Der Vorschlag war nicht der schlechteste, wenngleich ihm auch damit nicht wirklich wohl war. Zwar war er sicher, in Sophienlust war Nele bestens aufgehoben und wurde liebevoll umsorgt, doch auch dafür musste er sie mitnehmen.
„Nele“, sprach er die Kleine an. „Du willst doch sicher wieder nach Hause zu Oma Ines, oder?“
„Ich will zu meiner Mama.“ Dicke Tränen kullerten über das Gesicht des Kindes. Am liebsten hätte er das Mädchen in den Arm genommen, um es zu trösten und nach Hause getragen, wo immer das war. Nele erinnerte ihn an Saskia, als sie im gleichen Alter gewesen war. Wie hatte Mara, seine Ex-Frau, ihrer gemeinsamen Tochter nur so entschieden den Rücken zukehren können, um ohne ihn und ihr Kind ein neues Leben anzufangen? Saskia war damals genauso klein, zart und schutzbedürftig gewesen wie diese Nele hier. Er verdrängte die Gedanken an die schwere Zeit, die zehn Jahre zurücklag.
„Wenn du mir sagen kannst, wo ich deine Mama erreiche, dann rufe ich sie an“, schlug Hannes vor.
„Sie muss ar…bei…ten“, schluchzte Nele.
„Und wo?“
„In dem großen Geschäft.“
Er kam nicht weiter. Wenn er der Kleinen die Polizei ersparen wollte, blieb ihm tatsächlich nur das Kinderheim. Wie er aus Erzählungen von Angelika und Vicky wusste, gelangen es sowohl Nick von Wellentin-Schoenecker, dem Eigentümer des Heims, als auch seiner Mutter Denise stets, auf sehr einfühlsame Weise den Kindern Halt und Sicherheit zu vermitteln, Geborgenheit zu geben und reale Probleme so zügig wie möglich zu lösen.

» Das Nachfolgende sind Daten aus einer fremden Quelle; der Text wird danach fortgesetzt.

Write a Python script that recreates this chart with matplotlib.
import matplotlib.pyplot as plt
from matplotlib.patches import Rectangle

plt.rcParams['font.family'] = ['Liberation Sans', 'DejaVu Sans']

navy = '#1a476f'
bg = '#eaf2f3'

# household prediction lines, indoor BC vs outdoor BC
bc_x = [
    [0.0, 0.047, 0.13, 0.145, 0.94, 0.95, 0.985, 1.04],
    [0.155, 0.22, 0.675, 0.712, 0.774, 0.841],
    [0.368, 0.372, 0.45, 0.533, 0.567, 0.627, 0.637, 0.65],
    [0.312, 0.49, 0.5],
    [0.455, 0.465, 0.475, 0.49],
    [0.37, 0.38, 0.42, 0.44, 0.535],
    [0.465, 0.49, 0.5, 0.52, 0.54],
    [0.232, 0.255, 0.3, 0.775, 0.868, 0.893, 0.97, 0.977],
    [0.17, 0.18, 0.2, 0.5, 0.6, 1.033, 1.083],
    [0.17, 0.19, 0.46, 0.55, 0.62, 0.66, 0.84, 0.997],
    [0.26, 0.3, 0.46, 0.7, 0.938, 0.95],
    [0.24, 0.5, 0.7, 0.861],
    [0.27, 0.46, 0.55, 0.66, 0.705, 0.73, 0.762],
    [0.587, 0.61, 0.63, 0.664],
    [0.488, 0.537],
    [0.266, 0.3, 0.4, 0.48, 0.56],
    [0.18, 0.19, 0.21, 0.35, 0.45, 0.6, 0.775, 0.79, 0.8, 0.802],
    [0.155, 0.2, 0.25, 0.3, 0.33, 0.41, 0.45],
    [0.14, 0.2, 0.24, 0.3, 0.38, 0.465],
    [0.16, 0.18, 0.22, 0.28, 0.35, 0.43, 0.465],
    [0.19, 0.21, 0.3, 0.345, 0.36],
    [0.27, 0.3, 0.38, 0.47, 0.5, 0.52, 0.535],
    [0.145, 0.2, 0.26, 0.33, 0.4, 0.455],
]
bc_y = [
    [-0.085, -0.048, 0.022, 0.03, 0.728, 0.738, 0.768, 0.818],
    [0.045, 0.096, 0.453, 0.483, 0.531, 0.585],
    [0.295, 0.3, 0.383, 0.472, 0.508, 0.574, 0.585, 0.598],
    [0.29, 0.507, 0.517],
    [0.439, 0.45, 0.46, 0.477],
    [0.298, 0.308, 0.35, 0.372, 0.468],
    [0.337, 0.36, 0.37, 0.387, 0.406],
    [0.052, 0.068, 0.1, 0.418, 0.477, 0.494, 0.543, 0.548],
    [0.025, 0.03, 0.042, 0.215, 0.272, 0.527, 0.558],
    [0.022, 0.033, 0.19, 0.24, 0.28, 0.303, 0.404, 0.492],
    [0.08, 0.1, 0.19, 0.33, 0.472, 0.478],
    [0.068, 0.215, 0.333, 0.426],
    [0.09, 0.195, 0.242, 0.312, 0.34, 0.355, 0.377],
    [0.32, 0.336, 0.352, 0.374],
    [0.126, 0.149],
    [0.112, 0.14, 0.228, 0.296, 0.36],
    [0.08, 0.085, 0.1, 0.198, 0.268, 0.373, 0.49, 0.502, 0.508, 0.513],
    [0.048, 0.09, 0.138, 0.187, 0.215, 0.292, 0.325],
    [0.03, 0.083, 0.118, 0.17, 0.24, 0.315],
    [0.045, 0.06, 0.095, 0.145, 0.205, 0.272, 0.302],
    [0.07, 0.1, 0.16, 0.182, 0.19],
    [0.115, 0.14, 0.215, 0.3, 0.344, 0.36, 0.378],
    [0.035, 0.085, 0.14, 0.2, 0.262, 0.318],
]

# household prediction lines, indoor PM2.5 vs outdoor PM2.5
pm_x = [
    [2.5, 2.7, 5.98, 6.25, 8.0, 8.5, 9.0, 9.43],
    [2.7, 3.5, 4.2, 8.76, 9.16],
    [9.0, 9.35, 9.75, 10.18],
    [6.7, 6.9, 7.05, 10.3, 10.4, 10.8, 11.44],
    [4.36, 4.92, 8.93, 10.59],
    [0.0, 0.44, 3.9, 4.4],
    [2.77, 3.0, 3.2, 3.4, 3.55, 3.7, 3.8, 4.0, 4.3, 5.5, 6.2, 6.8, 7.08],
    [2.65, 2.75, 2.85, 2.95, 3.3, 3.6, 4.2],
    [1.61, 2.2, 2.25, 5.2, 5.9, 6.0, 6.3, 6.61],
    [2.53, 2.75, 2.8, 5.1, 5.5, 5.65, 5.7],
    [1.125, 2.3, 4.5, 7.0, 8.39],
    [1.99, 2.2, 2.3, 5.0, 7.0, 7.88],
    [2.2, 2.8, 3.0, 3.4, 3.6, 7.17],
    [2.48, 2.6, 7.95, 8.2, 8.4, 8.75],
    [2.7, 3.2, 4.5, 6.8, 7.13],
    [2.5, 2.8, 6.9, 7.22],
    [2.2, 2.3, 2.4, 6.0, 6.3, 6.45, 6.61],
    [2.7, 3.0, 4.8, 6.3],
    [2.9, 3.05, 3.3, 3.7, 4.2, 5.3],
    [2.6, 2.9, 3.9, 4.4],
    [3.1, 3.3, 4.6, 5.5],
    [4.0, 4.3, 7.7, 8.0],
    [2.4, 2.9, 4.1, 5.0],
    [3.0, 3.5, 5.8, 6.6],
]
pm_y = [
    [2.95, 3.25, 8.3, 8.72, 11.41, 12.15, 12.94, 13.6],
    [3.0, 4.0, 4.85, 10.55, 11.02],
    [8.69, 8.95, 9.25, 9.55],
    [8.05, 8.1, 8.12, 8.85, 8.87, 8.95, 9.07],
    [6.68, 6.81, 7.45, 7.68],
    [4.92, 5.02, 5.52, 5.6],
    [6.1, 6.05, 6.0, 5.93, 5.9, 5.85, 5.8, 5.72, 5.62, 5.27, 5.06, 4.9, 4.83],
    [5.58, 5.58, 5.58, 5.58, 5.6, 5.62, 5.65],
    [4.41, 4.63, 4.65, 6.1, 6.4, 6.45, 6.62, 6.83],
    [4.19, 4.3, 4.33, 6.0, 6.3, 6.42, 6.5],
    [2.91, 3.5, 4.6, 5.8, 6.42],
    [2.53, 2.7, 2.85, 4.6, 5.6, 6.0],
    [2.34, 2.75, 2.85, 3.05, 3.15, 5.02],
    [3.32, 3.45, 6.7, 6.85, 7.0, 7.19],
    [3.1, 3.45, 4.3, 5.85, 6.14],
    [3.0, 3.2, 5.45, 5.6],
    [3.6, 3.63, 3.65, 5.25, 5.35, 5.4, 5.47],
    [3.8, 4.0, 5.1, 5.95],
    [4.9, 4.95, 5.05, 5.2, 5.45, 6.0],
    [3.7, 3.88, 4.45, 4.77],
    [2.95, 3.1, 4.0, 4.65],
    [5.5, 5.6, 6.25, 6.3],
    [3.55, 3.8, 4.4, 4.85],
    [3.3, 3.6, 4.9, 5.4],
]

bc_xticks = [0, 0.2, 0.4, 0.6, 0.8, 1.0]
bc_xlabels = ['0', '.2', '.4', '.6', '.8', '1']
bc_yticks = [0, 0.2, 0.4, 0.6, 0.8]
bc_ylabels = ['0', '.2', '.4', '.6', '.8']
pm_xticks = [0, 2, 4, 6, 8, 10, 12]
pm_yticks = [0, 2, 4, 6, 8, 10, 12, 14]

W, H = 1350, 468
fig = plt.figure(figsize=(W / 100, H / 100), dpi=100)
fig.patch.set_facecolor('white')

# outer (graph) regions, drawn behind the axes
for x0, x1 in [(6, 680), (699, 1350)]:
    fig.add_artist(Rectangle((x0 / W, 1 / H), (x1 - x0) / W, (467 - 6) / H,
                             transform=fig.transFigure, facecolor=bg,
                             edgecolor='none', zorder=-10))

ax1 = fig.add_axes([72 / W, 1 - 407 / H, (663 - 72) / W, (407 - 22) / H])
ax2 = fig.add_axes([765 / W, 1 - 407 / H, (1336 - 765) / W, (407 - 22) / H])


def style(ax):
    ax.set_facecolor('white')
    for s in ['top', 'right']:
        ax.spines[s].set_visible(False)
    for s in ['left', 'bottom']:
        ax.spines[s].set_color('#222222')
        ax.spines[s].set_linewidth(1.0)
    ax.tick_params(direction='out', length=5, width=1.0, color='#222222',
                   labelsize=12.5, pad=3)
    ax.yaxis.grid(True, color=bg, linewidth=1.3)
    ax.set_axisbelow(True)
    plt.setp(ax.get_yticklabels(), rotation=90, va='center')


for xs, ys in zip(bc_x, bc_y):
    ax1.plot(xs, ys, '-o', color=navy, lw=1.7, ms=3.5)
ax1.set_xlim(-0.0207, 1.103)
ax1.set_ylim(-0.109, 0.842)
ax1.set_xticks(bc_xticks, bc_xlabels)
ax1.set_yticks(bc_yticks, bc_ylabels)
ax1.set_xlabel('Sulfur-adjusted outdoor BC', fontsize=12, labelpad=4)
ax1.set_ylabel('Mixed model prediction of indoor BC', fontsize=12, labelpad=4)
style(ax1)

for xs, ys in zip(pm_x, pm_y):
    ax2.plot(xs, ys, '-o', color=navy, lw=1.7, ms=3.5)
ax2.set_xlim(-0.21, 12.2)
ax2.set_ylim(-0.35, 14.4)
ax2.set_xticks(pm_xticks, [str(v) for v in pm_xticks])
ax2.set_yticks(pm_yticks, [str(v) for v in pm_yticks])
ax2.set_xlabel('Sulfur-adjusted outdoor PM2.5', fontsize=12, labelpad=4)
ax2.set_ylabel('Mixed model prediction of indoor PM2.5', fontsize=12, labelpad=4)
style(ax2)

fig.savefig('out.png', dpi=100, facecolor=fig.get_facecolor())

„Angelika“, sagte Hannes, „könntest du im Kinderheim anrufen und fragen, ob ich Nele bringen kann?“
„Klar.“ Angelika nahm ihr Handy aus der Tasche.
*
Ines Rabke erwachte ruckartig und fuhr hoch. Liebe Güte, sie war eingeschlafen. Sie setzte sich mühsam auf. Ihr Rücken schmerzte und die Stelle, mit der sie bis eben auf der Wärmflasche gelegen hatte, fühlte sich jetzt unangenehm kühl an.